Leon Morris, The Epistle to the Romans (Pillar NTC; Accordance electronic ed. Grand Rapids: Eerdmans, 1987), 411.
N. T. Wright offers a slightly different take, but with little difference in result —
It is much better to take the “root” as something, or someone, more permanent; suggestions include the patriarchs, the Messiah, even God. Of these I am inclined to prefer the Messiah.
It is possible that Paul already has in mind the text that he will use at the climactic and concluding point of the letter’s theological exposition, highlighting “the root of Jesse,” whose resurrection installs him as the Gentiles’ true ruler (15:12, quoting Isa 11:10). But even if that is too far away in the letter to be allowed, the Messiah has been at the center of the argument, either implicitly or explicitly, for much of chaps. 9–11, and it is the messianic pattern of casting away followed by life from the dead that Paul has been thinking through in the preceding verses.

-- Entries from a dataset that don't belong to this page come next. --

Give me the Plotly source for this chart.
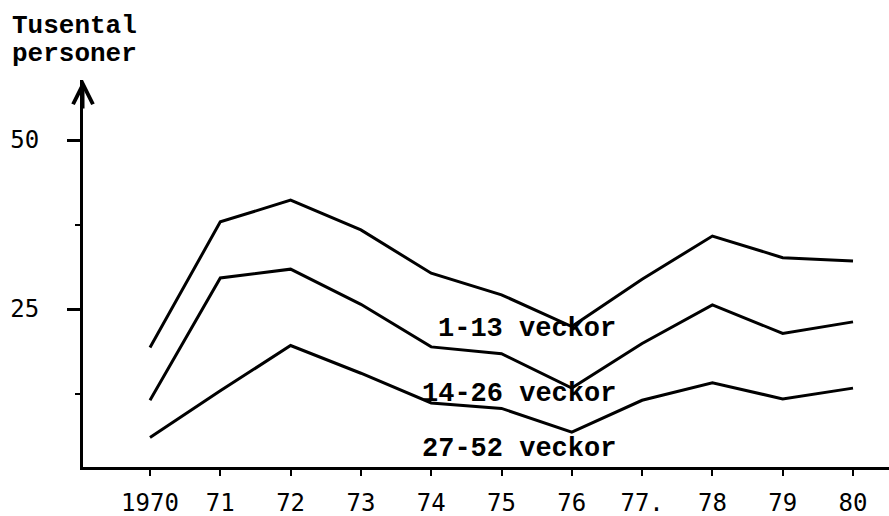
import plotly.graph_objects as go

years = [1970, 1971, 1972, 1973, 1974, 1975, 1976, 1977, 1978, 1979, 1980]
year_labels = ["1970", "71", "72", "73", "74", "75", "76", "77.", "78", "79", "80"]

weeks_1_13 = [19.3, 37.9, 41.1, 36.7, 30.3, 27.1, 22.4, 29.4, 35.8, 32.6, 32.1]
weeks_14_26 = [11.5, 29.6, 30.9, 25.7, 19.4, 18.4, 13.3, 19.9, 25.6, 21.4, 23.1]
weeks_27_52 = [6.0, 12.9, 19.6, 15.5, 11.1, 10.3, 6.8, 11.5, 14.1, 11.7, 13.3]

series_names = ["1-13 veckor", "14-26 veckor", "27-52 veckor"]
series_values = [weeks_1_13, weeks_14_26, weeks_27_52]

y_tick_vals = [25, 50]
y_tick_text = ["25", "50"]

title_lines = ["Tusental", "personer"]

# label anchor (right edge, middle) in data units
label_x = 1976.66
label_y = [22.0, 12.4, 4.3]

TYPE_FONT = "Liberation Mono"
TICK_FONT = "DejaVu Sans Mono"

fig = go.Figure()
for name, vals in zip(series_names, series_values):
    fig.add_trace(go.Scatter(
        x=years, y=vals, mode="lines", name=name,
        line=dict(color="black", width=3),
        showlegend=False, hoverinfo="skip",
    ))

annotations = []
for name, ly in zip(series_names, label_y):
    annotations.append(dict(
        x=label_x, y=ly, xref="x", yref="y", text=name, showarrow=False,
        xanchor="right", yanchor="middle",
        font=dict(family=TYPE_FONT, size=27, color="black", weight="bold"),
    ))

# axis title, two lines
for line_text, top_px in zip(title_lines, [9, 37]):
    annotations.append(dict(
        x=-0.0905, y=1.0 + (80 - top_px) / 387, xref="paper", yref="paper",
        text=line_text, showarrow=False, align="left",
        xanchor="left", yanchor="top",
        font=dict(family=TYPE_FONT, size=26, color="black", weight="bold"),
    ))

# arrow head on the y axis
annotations.append(dict(
    x=0, y=1, xref="paper", yref="paper", ax=0, ay=30,
    axref="pixel", ayref="pixel", text="", showarrow=True,
    arrowhead=5, arrowsize=1.3, arrowwidth=3, arrowcolor="black",
))

fig.update_layout(
    width=889, height=516,
    margin=dict(l=83, r=0, t=80, b=49, autoexpand=False),
    paper_bgcolor="white", plot_bgcolor="white",
    annotations=annotations,
    xaxis=dict(
        range=[1969.047, 1980.512],
        tickvals=years, ticktext=year_labels,
        showline=True, linecolor="black", linewidth=3,
        ticks="outside", ticklen=6, tickwidth=2, tickcolor="black",
        ticklabelstandoff=6, automargin=False,
        showgrid=False, zeroline=False,
        tickfont=dict(family=TICK_FONT, size=24, color="black"),
    ),
    yaxis=dict(
        range=[1.63, 58.88],
        tickvals=y_tick_vals, ticktext=y_tick_text,
        showline=True, linecolor="black", linewidth=3,
        ticks="outside", ticklen=13, tickwidth=3, tickcolor="black",
        ticklabelstandoff=23, automargin=False,
        minor=dict(tickvals=[12.5, 37.5], ticks="outside", ticklen=5,
                   tickwidth=2, tickcolor="black"),
        showgrid=False, zeroline=False,
        tickfont=dict(family=TICK_FONT, size=24, color="black"),
    ),
)

fig.write_html(
    "out.html",
    config={"displayModeBar": False},
    post_script="document.body.style.margin='0';document.body.style.overflow='hidden';",
)
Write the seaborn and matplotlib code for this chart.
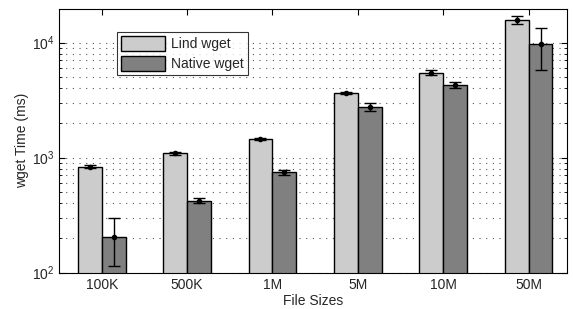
import numpy as np
import pandas as pd
import seaborn as sns
import matplotlib.pyplot as plt
from matplotlib.ticker import LogLocator, NullFormatter

sizes = ['100K', '500K', '1M', '5M', '10M', '50M']
lind = [835, 1090, 1445, 3630, 5480, 15700]
lind_lo = [25, 30, 35, 80, 260, 1150]
lind_hi = [25, 30, 35, 80, 250, 1300]
native = [205, 422, 746, 2770, 4270, 9690]
native_lo = [91, 22, 35, 230, 250, 3870]
native_hi = [92, 22, 35, 230, 280, 3650]

df = pd.DataFrame({
    'size': sizes * 2,
    'time': lind + native,
    'kind': ['Lind wget'] * 6 + ['Native wget'] * 6,
})

sns.set_style('white')
plt.rcParams['font.family'] = ['Liberation Sans', 'DejaVu Sans']

fig = plt.figure(figsize=(5.73, 3.09), dpi=100)
ax = fig.add_axes([0.103, 0.1175, 0.8865, 0.8535])

sns.barplot(data=df, x='size', y='time', hue='kind', order=sizes,
            palette=['#cccccc', '#808080'], width=0.56, gap=0,
            edgecolor='black', linewidth=1, errorbar=None, ax=ax, zorder=2)
ax.set_yscale('log')

# error bars on top of each bar
n = len(sizes)
patches = ax.patches[:2 * n]
for i, p in enumerate(patches):
    xc = p.get_x() + p.get_width() / 2
    if i < n:
        y, lo, hi = lind[i], lind_lo[i], lind_hi[i]
    else:
        y, lo, hi = native[i - n], native_lo[i - n], native_hi[i - n]
    ax.errorbar(xc, y, yerr=[[lo], [hi]], fmt='o', color='black',
                markersize=3, capsize=4, elinewidth=1, capthick=1, zorder=3)

ax.set_ylim(100, 19600)
ax.set_xlim(-0.5, 5.45)
ax.yaxis.set_major_locator(LogLocator(base=10))
ax.yaxis.set_minor_locator(LogLocator(base=10, subs=np.arange(2, 10)))
ax.yaxis.set_minor_formatter(NullFormatter())
ax.grid(True, axis='y', which='both', linestyle=(0, (1, 5)), color='#555555',
        linewidth=0.8, zorder=0)
ax.set_axisbelow(True)

ax.tick_params(axis='both', which='both', direction='in', top=True, right=True,
               left=True, bottom=True, labelsize=10, color='black')
ax.tick_params(which='major', length=4)
ax.tick_params(which='minor', length=2)
for s in ax.spines.values():
    s.set_color('black')
    s.set_linewidth(0.8)

ax.set_xlabel('File Sizes', fontsize=10, labelpad=1.5)
ax.set_ylabel('wget Time (ms)', fontsize=10, labelpad=2)

leg = ax.legend(loc='upper left', bbox_to_anchor=(0.1, 0.94), fontsize=10,
                frameon=True, fancybox=False, edgecolor='black',
                handlelength=3.2, handleheight=1.3, borderpad=0.3,
                labelspacing=0.35, handletextpad=0.4)
leg.get_frame().set_linewidth(0.8)

fig.savefig('out.png', dpi=100)
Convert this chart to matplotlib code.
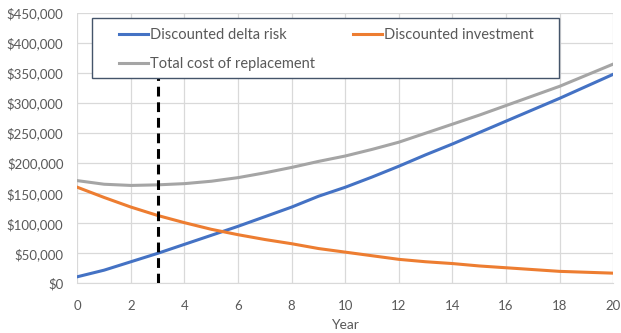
import matplotlib
matplotlib.use("Agg")
import matplotlib.pyplot as plt
from matplotlib.patches import Rectangle
from matplotlib.ticker import FuncFormatter, MultipleLocator

# values (dollars)
years = list(range(0, 21))
delta_risk = [11000, 22000, 36000, 50000, 65000, 80000, 95000, 111000, 127000, 145000,
              160000, 177000, 195000, 214000, 232000, 251000, 270000, 289000, 308000,
              328000, 348000]
investment = [160000, 143000, 127000, 113000, 101000, 90000, 81000, 73000, 66000, 58000,
              52000, 46000, 40000, 36000, 33000, 29000, 26000, 23000, 20000, 18500, 17000]
total_cost = [171000, 165000, 163000, 164000, 166000, 170000, 176000, 184000, 193000,
              203000, 212000, 223000, 235000, 250000, 265000, 280000, 296000, 312000,
              328000, 346500, 365000]
replacement_year = 3

plt.rcParams['font.family'] = ['Lato', 'DejaVu Sans']

W, H = 621, 333
fig = plt.figure(figsize=(W / 100, H / 100), dpi=100)
ax = fig.add_axes([0.1245, 0.149, 0.863, 0.812])

tick_col = '#595959'
ax.plot(years, delta_risk, color='#4472C4', lw=2.2, label='Discounted delta risk', zorder=3)
ax.plot(years, investment, color='#ED7D31', lw=2.2, label='Discounted investment', zorder=3)
ax.plot(years, total_cost, color='#A5A5A5', lw=2.2, label='Total cost of replacement', zorder=3)
ax.vlines(replacement_year, 0, 380000, color='black', lw=2.2,
          linestyle=(0, (3.2, 1.9)), zorder=4)

ax.set_xlim(0, 20)
ax.set_ylim(0, 450000)
ax.xaxis.set_major_locator(MultipleLocator(2))
ax.yaxis.set_major_locator(MultipleLocator(50000))
ax.yaxis.set_major_formatter(FuncFormatter(lambda v, p: '${:,.0f}'.format(v)))
ax.grid(True, color='#D9D9D9', lw=0.9)
ax.set_axisbelow(True)
for s in ['top', 'right', 'left']:
    ax.spines[s].set_visible(False)
ax.spines['bottom'].set_color('#D9D9D9')
ax.tick_params(length=0, labelsize=9.5, colors=tick_col)
ax.tick_params(axis='x', pad=12)
ax.tick_params(axis='y', pad=10)
ax.set_xlabel('Year', fontsize=10, color=tick_col, labelpad=5)

# legend box (frame drawn separately so the padding can match)
box = Rectangle((91.7 / W, 1 - 78.3 / H), (559 - 91.7) / W, (78.3 - 18.3) / H,
                transform=fig.transFigure, facecolor='white', edgecolor='#44546A',
                lw=1.0, clip_on=False, zorder=9)
ax.add_patch(box)

h, l = ax.get_legend_handles_labels()
order = [0, 2, 1]
leg = ax.legend([h[i] for i in order], [l[i] for i in order], ncol=2,
                loc='upper left', bbox_to_anchor=(119 / W, 1 - 28 / H),
                bbox_transform=fig.transFigure, borderaxespad=0, borderpad=0,
                fontsize=10.5, frameon=False, handlelength=2.0, handletextpad=0.16,
                labelspacing=1.05, columnspacing=2.55, labelcolor=tick_col)
leg.set_zorder(10)

fig.savefig('out.png', dpi=100)
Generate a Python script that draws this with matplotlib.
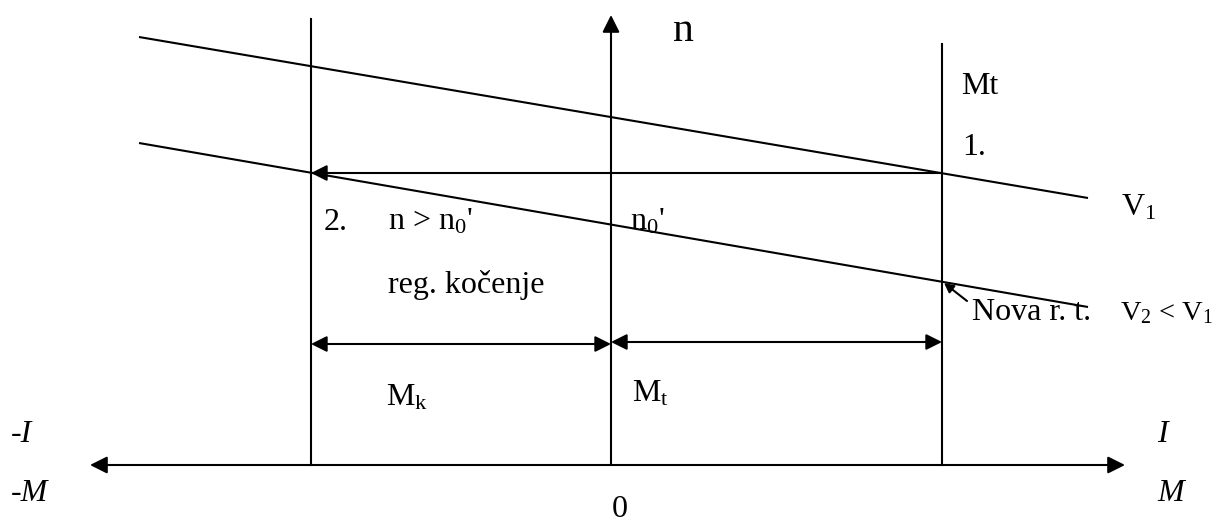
import matplotlib
matplotlib.use("Agg")
import matplotlib.pyplot as plt

plt.rcParams['font.family'] = ['Liberation Serif', 'DejaVu Serif']
plt.rcParams['mathtext.fontset'] = 'custom'
plt.rcParams['mathtext.rm'] = 'Liberation Serif'
plt.rcParams['mathtext.it'] = 'Liberation Serif:italic'

# Diagram data (torque M horizontal, speed n vertical; origin at the axes crossing)
M_line_ends = [-472, 477]          # extent of the two speed characteristics
n_V1 = [428, 267]                  # characteristic V1 (higher speed)
n_V2 = [322, 158]                  # characteristic V2 < V1
M_k = -300                         # braking torque (regenerative)
M_t = 331                          # load torque
n_op1 = 292                        # operating point 1 on V1
n_op_new = 182                     # new operating point on V2
M_axis = [-521, 514]               # horizontal axis extent
n_axis_top = 450                   # vertical axis arrow tip
n_Mk_top = 446                     # top of left vertical line
n_Mt_top = 421                     # top of right vertical line
n_dim_k = 121                      # dimension arrow for M_k
n_dim_t = 123                      # dimension arrow for M_t

fig = plt.figure(figsize=(12.17, 5.25), dpi=100)
ax = fig.add_axes([0, 0, 1, 1])
ax.set_xlim(-611, 1217 - 611)
ax.set_ylim(465 - 525, 465)
ax.axis('off')

LW = 1.5
K = 'black'

# speed characteristics
ax.plot(M_line_ends, n_V1, color=K, lw=LW, solid_capstyle='butt')
ax.plot(M_line_ends, n_V2, color=K, lw=LW, solid_capstyle='butt')

# vertical lines for M_k and M_t
ax.plot([M_k, M_k], [0, n_Mk_top], color=K, lw=LW)
ax.plot([M_t, M_t], [0, n_Mt_top], color=K, lw=LW)

def arrow(x0, y0, x1, y1, style='-|>', ms=24):
    ax.annotate('', xy=(x1, y1), xytext=(x0, y0),
                arrowprops=dict(arrowstyle=style, color=K, lw=LW,
                                mutation_scale=ms, shrinkA=0, shrinkB=0))

# axes
arrow(M_axis[0], 0, M_axis[1], 0, style='<|-|>', ms=26)
arrow(0, 0, 0, n_axis_top, ms=26)

# transition from point 1 to point 2
arrow(M_t, n_op1, M_k, n_op1, ms=24)

# dimension arrows
arrow(M_k, n_dim_k, 0, n_dim_k, style='<|-|>', ms=24)
arrow(0, n_dim_t, M_t, n_dim_t, style='<|-|>', ms=24)

# pointer to new operating point
arrow(M_t + 25, n_op_new - 18, M_t + 2, n_op_new, ms=14)

FS = 23
def txt(x, y, s, **kw):
    # x, y given in figure pixels (left, baseline)
    ax.text(x - 611, 465 - y, s, fontsize=kw.pop('fs', FS), ha=kw.pop('ha', 'left'),
            va='baseline', color=K, **kw)

txt(673, 41, 'n', fs=30)
txt(961, 94, 'Mt')
txt(962, 155, '1.')
txt(1121, 215, 'V$_1$')
txt(972, 320, 'Nova r. t.')
txt(1120, 320, 'V$_2$ < V$_1$', fs=20.5)
txt(324, 230, '2.')
txt(388, 230, "n > n$_0$'")
txt(630, 230, "n$_0$'")
txt(388, 293, 'reg. kočenje')
txt(386, 405, 'M$_\\mathrm{k}$')
txt(632, 401, 'M$_\\mathrm{t}$')
txt(11, 442, '-I', style='italic')
txt(11, 501, '-M', style='italic')
txt(1157, 442, 'I', style='italic')
txt(1157, 501, 'M', style='italic')
txt(612, 517, '0')

fig.savefig('out.png', dpi=100)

The olive tree in the illustration is Israel, the true seed of Abraham, into which wild branches have been grafted but into which, far more easily, natural branches can be regrafted. And the crowning privilege of Israel, the human and historical focus of the nation’s long story as God’s people, is the Messiah (9:5). It is considerably easier, I think, to see the “root” that “bears” both Gentile and Jewish Christians (11:18) as the Messiah than as the patriarchs.
N.T. Wright, “The Letter to the Romans,” in The Acts of the Apostles-The First Letter to the Corinthians (vol. 10 of New Interpreters Bible, Accordance electronic ed. Nashville: Abingdon Press, 2002), 684 (paragraphing added).
It does make a lot of sense to consider Jesus Messiah as the “root” and first fruit that makes the entire Kingdom holy. We all derive our holiness from Jesus, whether Jew or Gentile.
Or perhaps, in light of chapter 4, Paul is speaking of the Patriarchs for whom faith was counted as righteousness because of the work of Jesus, so that “root” means the entire narrative from Abraham to the resurrection of Jesus.